名古屋で出会った気さくに笑う渋いバー・オーナー「キタさん」のこと / 調子の合う人同士は引き寄せ合う

・なんで入って来たの?

さて、入口まで来てみた。お店の名前は「if」。

初めて扉を開けるその瞬間がいつも1番緊張するんだよなあ。何が待っているのかわからない。さっきのお店みたいに不機嫌なマスターがいて、居たたまれない気持ちで1杯飲むことになったらイヤだな~……。

よく見ると「EFES(エフェス)」のシールが貼ってある。珍しいな。

トルコのビールブランド「EFES」。そういえばずいぶん昔にトルコに行ったときに飲んだっけなあ。今でもこのロゴを見ると、当時のことを思い出す。これは「ここに入れ」っていうサインだな。よし、お邪魔します!

入るとそこは、屋根裏のような設えの落ち着いたバーだった。お店の規模は1杯飲むのにちょうど良い広さ。

奥にはギターやキーボード、そのほか音響機材が置かれている。どうもライブをやっている様子。その昔、うちの地元にあった弾き語りのお店を思い出させる。
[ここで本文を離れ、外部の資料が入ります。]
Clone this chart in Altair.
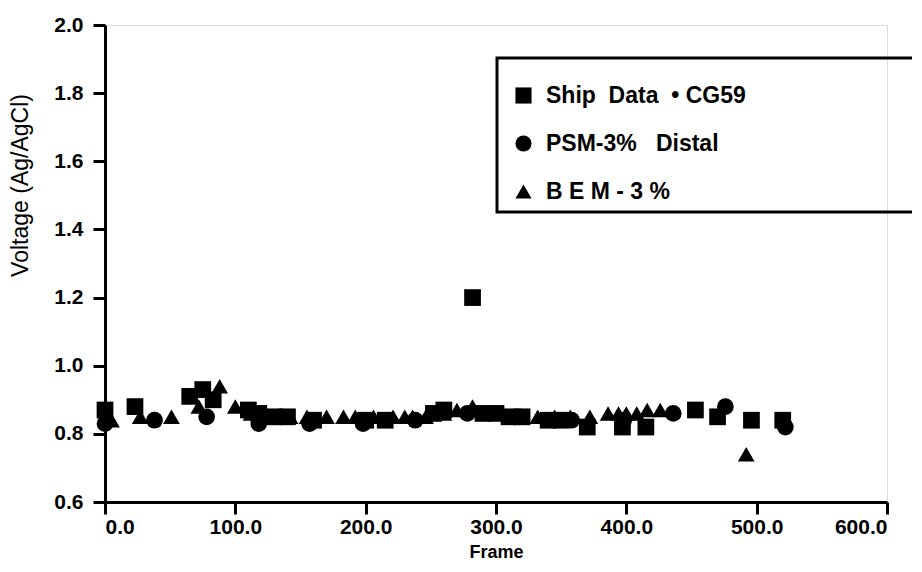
import altair as alt
import pandas as pd

# ---- data ----
ship_frame = [0, 23, 65, 75, 83, 110, 118, 130, 140, 160, 200, 215, 252, 260, 282, 290,
              300, 310, 320, 340, 350, 370, 397, 415, 453, 470, 496, 520]
ship_volt = [0.87, 0.88, 0.91, 0.93, 0.90, 0.87, 0.86, 0.85, 0.85, 0.84, 0.84, 0.84, 0.86, 0.87, 1.20, 0.86,
             0.86, 0.85, 0.85, 0.84, 0.84, 0.82, 0.82, 0.82, 0.87, 0.85, 0.84, 0.84]

psm_frame = [0, 38, 78, 118, 157, 198, 238, 278, 318, 358, 398, 436, 476, 522]
psm_volt = [0.83, 0.84, 0.85, 0.83, 0.83, 0.83, 0.84, 0.86, 0.85, 0.84, 0.84, 0.86, 0.88, 0.82]

bem_frame = [5, 27, 51, 72, 88, 100, 112, 125, 142, 155, 170, 183, 192, 206, 221, 230, 236, 246,
             260, 270, 282, 295, 310, 320, 332, 345, 357, 372, 386, 394, 400, 408, 416, 426, 492]
bem_volt = [0.84, 0.85, 0.85, 0.88, 0.94, 0.88, 0.86, 0.85, 0.85, 0.85, 0.85, 0.85, 0.85, 0.85, 0.85, 0.85, 0.85, 0.85,
            0.86, 0.87, 0.88, 0.86, 0.85, 0.85, 0.85, 0.85, 0.85, 0.85, 0.86, 0.86, 0.86, 0.86, 0.87, 0.87, 0.74]

NB = "\u00a0"
series_names = [f"Ship{NB}{NB}Data{NB}{NB}•{NB}CG59",
                f"{NB}PSM-3%{NB}{NB}{NB}Distal",
                f"B{NB}E{NB}M{NB}-{NB}3{NB}%"]
series_shapes = ["square", "circle", "triangle-up"]

x_ticks = [0, 100, 200, 300, 400, 500, 600]
y_ticks = [0.6, 0.8, 1.0, 1.2, 1.4, 1.6, 1.8, 2.0]

rows = []
for name, fr, vo in zip(series_names, [ship_frame, psm_frame, bem_frame], [ship_volt, psm_volt, bem_volt]):
    for f, v in zip(fr, vo):
        rows.append({"Frame": f, "Voltage": v, "Series": name})
df = pd.DataFrame(rows)

W, H = 782, 477

points = alt.Chart(df).mark_point(filled=True, opacity=1, color="black", size=280).encode(
    x=alt.X("Frame:Q", scale=alt.Scale(domain=[0, 600], nice=False, zero=False),
            axis=alt.Axis(values=x_ticks, format=".1f", title="Frame",
                          labelFont="Liberation Sans Narrow, Liberation Sans", labelFontWeight="bold",
                          labelFontSize=21, labelPadding=2, tickSize=12, tickWidth=3, tickColor="black",
                          domainWidth=3, domainColor="black", labelColor="black",
                          titleFont="Liberation Sans", titleFontWeight="bold", titleFontSize=18,
                          titleColor="black", titleY=50, titleBaseline="middle", grid=False)),
    y=alt.Y("Voltage:Q", scale=alt.Scale(domain=[0.6, 2.0], nice=False, zero=False),
            axis=alt.Axis(values=y_ticks, format=".1f", title="Voltage (Ag/AgCl)",
                          labelFont="Liberation Sans", labelFontWeight="bold", labelFontSize=21,
                          labelPadding=10, tickSize=12, tickWidth=3, tickColor="black",
                          domainWidth=3, domainColor="black", labelColor="black",
                          titleFont="Liberation Sans", titleFontWeight="normal", titleFontSize=23,
                          titleColor="black", titleAngle=270, titleX=-85, titleY=160,
                          titleAlign="center", titleBaseline="middle", grid=False)),
    shape=alt.Shape("Series:N", scale=alt.Scale(domain=series_names, range=series_shapes),
                    legend=alt.Legend(title=None, orient="none", legendX=407, legendY=59,
                                      labelFont="Liberation Sans", labelFontWeight="bold",
                                      labelFontSize=23, labelColor="black", labelOffset=11,
                                      rowPadding=24, symbolSize=260, symbolFillColor="black",
                                      symbolStrokeColor="black", symbolStrokeWidth=0,
                                      labelLimit=400, padding=0)),
)

box = alt.Chart(pd.DataFrame({"k": [0]})).mark_rect(filled=False, stroke="black", strokeWidth=3).encode(
    x=alt.value(392), x2=alt.value(812), y=alt.value(33), y2=alt.value(187)
)

chart = alt.layer(box, points).properties(
    width=W, height=H,
    autosize=alt.AutoSizeParams(type="none"),
    padding={"left": 97, "top": 17, "right": 25, "bottom": 62},
).configure_view(stroke=None).configure(background="white")

chart.save("out.html", embed_options={"renderer": "svg", "actions": False})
そしてカウンターを見ると、お店のスタッフと常連さんと思しき方々がグラスを傾けていた。そのうちの1人のネクタイ姿の男性が私にこう言ったのだ。

「なんで入って来たの!?」

その声は決して突き放す類のものではなく、ただただ純粋に疑問を投げかけるものだった。

「『弾き語りと弾きたがりの店』って面白いなと思ったもんで」

てっきり常連さんかと思ったら、この人がこのお店のオーナー、キタさんだった。経営者が客に「なんで入って来た?」なんて普通聞かないと思うんだけどなあ。なんか面白いなこの人。私は瞬時にこの人のユニークさに魅了されていた。

仕事で東京から来たことを伝えると、キタさんは矢継ぎ早に質問をなげかけてきた。それらにほどほどの冗談を交えて応えると、キタさんは笑う。それもとても大きな声で。その笑いにとても受け入れられている気がして、私は妙な安心感を覚えた。店と客、そういう関係ではあるけども、それを超えた居心地の良さがある。

1杯飲んで帰ると決めて、扉を開けたはずなのに、もう1杯、また1杯と飲めてしまう。結局この日は何杯飲んだんだっけなあ? 気づけばこの場は私を中心に話題が回っていた。キタさんは何度も言う「佐藤さん、あんた面白いねえ」って。オシャレで話上手、初対面の私を面白がってくれているキタさん、あなたの方が私よりずっと面白いですよ。

キタさんはこのお店を12年経営している。実はそれより前から似たような形で営業していたそうだが、前のオーナーが別店舗の営業にかまけてしまって、手が回らなくなり、常連だったキタさんが店を引き継いだのだとか。以前の形を踏襲しつつ、キタさんなりに改良を加えて、今の形に落ち着いているという。

・生演奏で歌えるお店

そんな最初の出会いから約半年、羽鳥との5000円対決で東京から豊橋の手前まで行っていた私は、キタさんの顔を見に行こうと再び名古屋を訪ねていた。

この日も「1杯飲んだら帰る」、扉の前でそう誓ったはずなのに、気づけば2杯、3杯とグラスを空けて、前回同様にマイクを握っていたのだった……。

ここは生演奏で歌えるお店、ピアニストが常駐しており、リクエストに応えてくれる。私は初回も歌わせて頂き、今回も自動的に歌うハメに。前回BEGINの『恋しくて』を歌ったことを、キタさんが覚えててくれてまずは1曲この歌をうたい、他のお客さんがスターダストレビューの『木蘭の涙』を歌われたのを見て、次はチャゲ & 飛鳥の『ひとり咲き』を熱唱。

そして最後に再びキタさんリクエストの沢田研二の『時の過ぎゆくままに』。キタさん直々にギターを持ち出して伴奏して頂いた次第した。